In other words, ‘the human condition’. I won’t tell you what happens next, for that you will need to go to the book itself, but you should feel that you are in the hands of a great artist who believed that art has the power to transform our understanding of life, particularly that of the relationships between people. I have now garnered something of this power from reading numerous novels and poems myself, and many other kinds of books, setting out to show the world how important reading is. it is something that began with those early years of schooling as I have described, and it is something that has sustained me in many ways during my life.


I have always believed in the transformative power of reading.



Peter Leyland 30/06/23 



Thanks are due to Griselda Heppel for suggesting this idea to me in her June 

blog: Don't tell boys they can't read books. They can  




 

 

Comments

LyzzyBee said…
A lovely read! Marilyn French's The Women's Room finished making me a feminist and I got most of my moral compass and early understanding of the world from Iris Murdoch, so yes, certainly books can transform one's understanding of life!
Peter Leyland said…
Thanks L:iz. Those books you mention belong to my 70s reading. I have a very old copy of the Mariyin French and even a signed copy of Iris Murdoch's The Nice and the Good. I think my favourite of hers is The Sacred and Profane Love Machine. i also read a lot of Fay Weldon, memorably Praxis and Puffball. It was a time of great creativity in feminist literature.
Griselda Heppel said…
Gosh I'm honoured! Thank you for crediting me with the idea that led to this terrific post. All praise to your two eccentric English teachers who knew exactly how to lure you and your friends to reading. Rather than thrust books at you (guaranteed to put one off them), Mr Toobe subtly made them available - like Hansel's and Gretel's breadcrumb trail through the forest - for you to pick up on your own. Works much better.

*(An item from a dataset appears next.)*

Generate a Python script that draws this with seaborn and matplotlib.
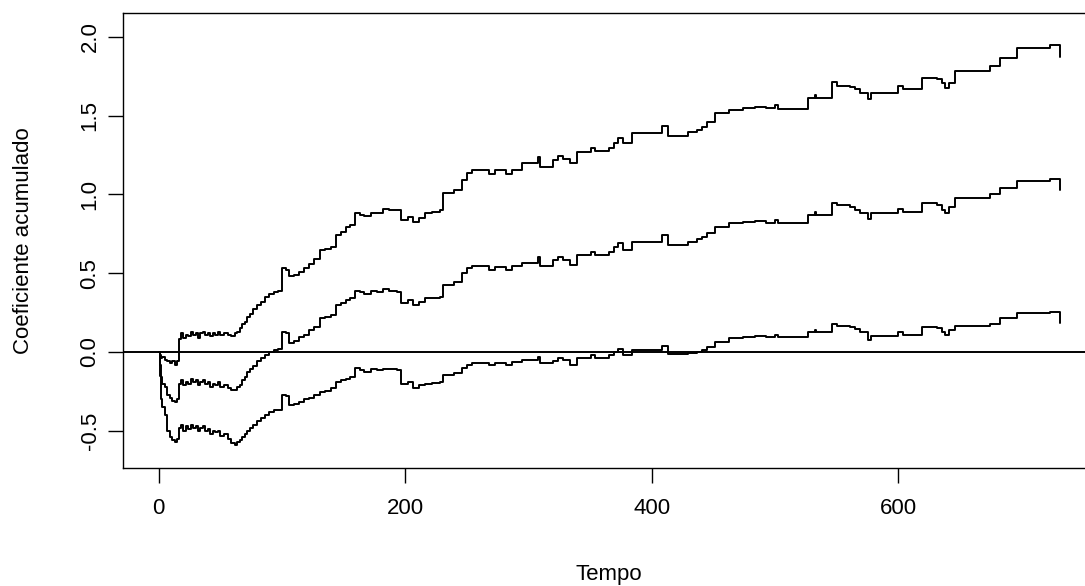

I love Henry Fielding too though am ashamed to say I haven't read Tom Jones (tsk tsk). BUT I did see the 1997 BBC series of it which captured the delightful humour - by my guess - brilliantly. Those were the days when scriptwriters and film makers sought to render dramatisations as close to the spirit and the age of the original work as they could. That's all gone now, replaced by that heart-sinking concept 'a reimagining of', coupled with an insane urge to turn every novel/play/work of art one has ever enjoyed into a contemporary political statement. So no, absolutely pointless to watch any TV dramatisation of Tom Jones now, equally Great Expectations or any other classic novel that takes a programme maker's fancy.

The BBC 1994 adaptation of Middlemarch was wonderful too (still in that Golden Age of sensitivity to the original work). It's a great book, beautifully summed up by you, without, thankfully, giving the game away. I admire George Eliot but find her heavy going and didn't hugely enjoy Middlemarch when I read it as an undergraduate. Reckon its time to reread it, if only to discover passages like that gem you quote here of Dorothea looking out of the window and seeing the little family walking by. That took my breath away.

Nothing however will induce me to reread Mill on the Floss though. That just makes me cross.

Ha, maybe this should inspire my next blog post.
Reb MacRath said…
This is a brilliant post, Peter. Alas, I still can't bring myself to give Middlemarch a try. Did you read any work by Auden and the gang back in the day?
Peter Leyland said…
I did indeed Reb, and still do. My weekly poetry group have just been looking at Auden, Isherwood , Spender, and most recently Louis MacNeice, much underrated. Isherwood's novels are in a world of their own, particularly Goodbye to Berlin, and the irrepressible Sally Bowles, maybe better known as 'Cabaret'.

An easier way to approach Middlemarch is via the 1994 BBC series which won three Baftas, and which I used myself as a teaching aid way back.